#### Work to do:
Below is a listing to transcribe in full and exactly; keep the pictures out.

#### Source material:
══════════

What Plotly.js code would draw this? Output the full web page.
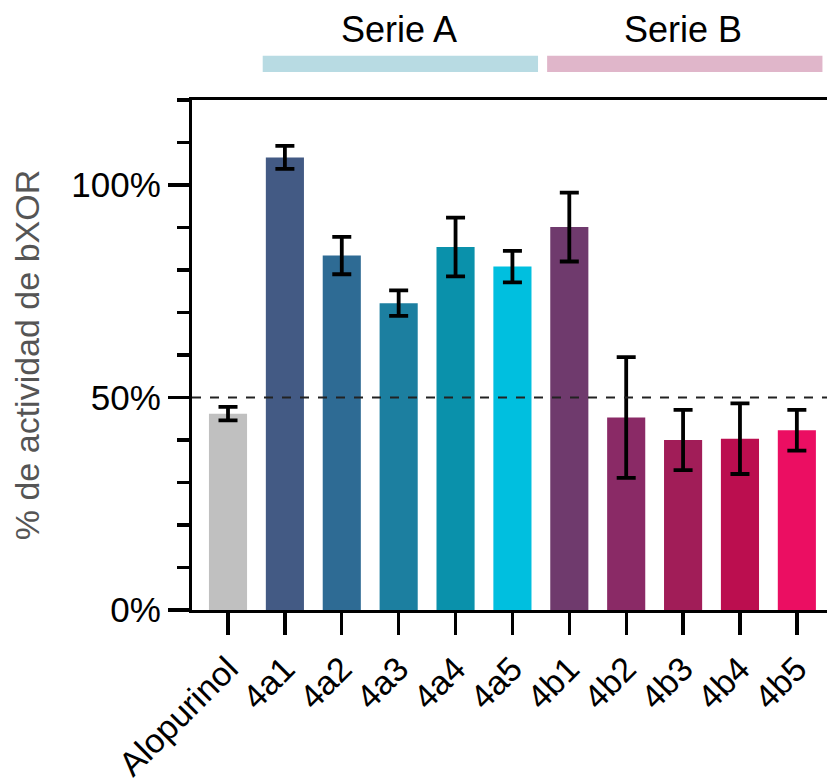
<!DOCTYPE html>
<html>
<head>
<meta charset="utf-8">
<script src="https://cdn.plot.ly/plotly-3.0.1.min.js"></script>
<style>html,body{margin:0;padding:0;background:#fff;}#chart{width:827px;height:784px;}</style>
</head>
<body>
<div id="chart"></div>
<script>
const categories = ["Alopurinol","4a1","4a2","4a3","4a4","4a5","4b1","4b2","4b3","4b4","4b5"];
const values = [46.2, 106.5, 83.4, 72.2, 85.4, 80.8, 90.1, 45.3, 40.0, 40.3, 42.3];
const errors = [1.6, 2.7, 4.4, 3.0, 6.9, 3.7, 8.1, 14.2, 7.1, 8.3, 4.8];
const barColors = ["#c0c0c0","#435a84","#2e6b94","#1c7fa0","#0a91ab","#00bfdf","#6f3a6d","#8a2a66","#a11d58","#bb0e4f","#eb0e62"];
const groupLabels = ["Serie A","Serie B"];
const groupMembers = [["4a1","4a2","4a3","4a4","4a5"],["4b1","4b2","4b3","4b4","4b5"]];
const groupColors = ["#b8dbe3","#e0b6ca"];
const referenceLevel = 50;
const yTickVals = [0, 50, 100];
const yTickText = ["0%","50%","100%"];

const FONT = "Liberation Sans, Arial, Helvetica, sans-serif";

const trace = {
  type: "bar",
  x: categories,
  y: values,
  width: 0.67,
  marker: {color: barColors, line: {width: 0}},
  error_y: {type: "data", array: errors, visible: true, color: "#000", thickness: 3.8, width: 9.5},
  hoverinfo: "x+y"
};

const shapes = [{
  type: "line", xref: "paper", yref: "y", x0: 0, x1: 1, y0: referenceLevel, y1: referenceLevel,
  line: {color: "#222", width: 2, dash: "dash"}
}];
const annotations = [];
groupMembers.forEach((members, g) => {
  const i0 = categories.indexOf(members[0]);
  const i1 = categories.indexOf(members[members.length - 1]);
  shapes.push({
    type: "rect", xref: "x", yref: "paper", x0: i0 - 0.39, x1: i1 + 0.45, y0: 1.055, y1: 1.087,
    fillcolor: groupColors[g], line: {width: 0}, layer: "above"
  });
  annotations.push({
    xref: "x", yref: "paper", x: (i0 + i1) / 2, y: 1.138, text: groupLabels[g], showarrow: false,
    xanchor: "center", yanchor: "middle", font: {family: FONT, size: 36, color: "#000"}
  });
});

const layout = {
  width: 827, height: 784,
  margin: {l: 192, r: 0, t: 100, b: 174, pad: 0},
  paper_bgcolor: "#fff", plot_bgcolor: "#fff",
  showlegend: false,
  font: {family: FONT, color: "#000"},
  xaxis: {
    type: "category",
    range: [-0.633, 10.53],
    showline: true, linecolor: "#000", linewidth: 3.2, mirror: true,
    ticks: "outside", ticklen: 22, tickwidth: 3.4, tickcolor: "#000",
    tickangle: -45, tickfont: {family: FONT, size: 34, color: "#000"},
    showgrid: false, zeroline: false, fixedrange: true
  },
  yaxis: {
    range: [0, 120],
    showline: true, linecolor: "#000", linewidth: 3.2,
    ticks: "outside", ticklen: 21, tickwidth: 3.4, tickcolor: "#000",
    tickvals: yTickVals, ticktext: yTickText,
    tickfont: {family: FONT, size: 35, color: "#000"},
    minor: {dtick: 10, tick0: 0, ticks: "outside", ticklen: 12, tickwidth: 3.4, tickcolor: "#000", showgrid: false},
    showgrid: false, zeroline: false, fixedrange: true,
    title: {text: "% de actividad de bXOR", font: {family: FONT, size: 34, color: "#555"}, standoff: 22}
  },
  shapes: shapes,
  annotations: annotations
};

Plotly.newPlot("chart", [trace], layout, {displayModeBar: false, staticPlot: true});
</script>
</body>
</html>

══════════

#### Exercise solution:
What Plotly.js code would draw this? Output the full web page.
<!DOCTYPE html>
<html>
<head>
<meta charset="utf-8">
<script src="https://cdn.plot.ly/plotly-3.0.1.min.js"></script>
<style>html,body{margin:0;padding:0;background:#fff;}#chart{width:827px;height:784px;}</style>
</head>
<body>
<div id="chart"></div>
<script>
const categories = ["Alopurinol","4a1","4a2","4a3","4a4","4a5","4b1","4b2","4b3","4b4","4b5"];
const values = [46.2, 106.5, 83.4, 72.2, 85.4, 80.8, 90.1, 45.3, 40.0, 40.3, 42.3];
const errors = [1.6, 2.7, 4.4, 3.0, 6.9, 3.7, 8.1, 14.2, 7.1, 8.3, 4.8];
const barColors = ["#c0c0c0","#435a84","#2e6b94","#1c7fa0","#0a91ab","#00bfdf","#6f3a6d","#8a2a66","#a11d58","#bb0e4f","#eb0e62"];
const groupLabels = ["Serie A","Serie B"];
const groupMembers = [["4a1","4a2","4a3","4a4","4a5"],["4b1","4b2","4b3","4b4","4b5"]];
const groupColors = ["#b8dbe3","#e0b6ca"];
const referenceLevel = 50;
const yTickVals = [0, 50, 100];
const yTickText = ["0%","50%","100%"];

const FONT = "Liberation Sans, Arial, Helvetica, sans-serif";

const trace = {
  type: "bar",
  x: categories,
  y: values,
  width: 0.67,
  marker: {color: barColors, line: {width: 0}},
  error_y: {type: "data", array: errors, visible: true, color: "#000", thickness: 3.8, width: 9.5},
  hoverinfo: "x+y"
};

const shapes = [{
  type: "line", xref: "paper", yref: "y", x0: 0, x1: 1, y0: referenceLevel, y1: referenceLevel,
  line: {color: "#222", width: 2, dash: "dash"}
}];
const annotations = [];
groupMembers.forEach((members, g) => {
  const i0 = categories.indexOf(members[0]);
  const i1 = categories.indexOf(members[members.length - 1]);
  shapes.push({
    type: "rect", xref: "x", yref: "paper", x0: i0 - 0.39, x1: i1 + 0.45, y0: 1.055, y1: 1.087,
    fillcolor: groupColors[g], line: {width: 0}, layer: "above"
  });
  annotations.push({
    xref: "x", yref: "paper", x: (i0 + i1) / 2, y: 1.138, text: groupLabels[g], showarrow: false,
    xanchor: "center", yanchor: "middle", font: {family: FONT, size: 36, color: "#000"}
  });
});

const layout = {
  width: 827, height: 784,
  margin: {l: 192, r: 0, t: 100, b: 174, pad: 0},
  paper_bgcolor: "#fff", plot_bgcolor: "#fff",
  showlegend: false,
  font: {family: FONT, color: "#000"},
  xaxis: {
    type: "category",
    range: [-0.633, 10.53],
    showline: true, linecolor: "#000", linewidth: 3.2, mirror: true,
    ticks: "outside", ticklen: 22, tickwidth: 3.4, tickcolor: "#000",
    tickangle: -45, tickfont: {family: FONT, size: 34, color: "#000"},
    showgrid: false, zeroline: false, fixedrange: true
  },
  yaxis: {
    range: [0, 120],
    showline: true, linecolor: "#000", linewidth: 3.2,
    ticks: "outside", ticklen: 21, tickwidth: 3.4, tickcolor: "#000",
    tickvals: yTickVals, ticktext: yTickText,
    tickfont: {family: FONT, size: 35, color: "#000"},
    minor: {dtick: 10, tick0: 0, ticks: "outside", ticklen: 12, tickwidth: 3.4, tickcolor: "#000", showgrid: false},
    showgrid: false, zeroline: false, fixedrange: true,
    title: {text: "% de actividad de bXOR", font: {family: FONT, size: 34, color: "#555"}, standoff: 22}
  },
  shapes: shapes,
  annotations: annotations
};

Plotly.newPlot("chart", [trace], layout, {displayModeBar: false, staticPlot: true});
</script>
</body>
</html>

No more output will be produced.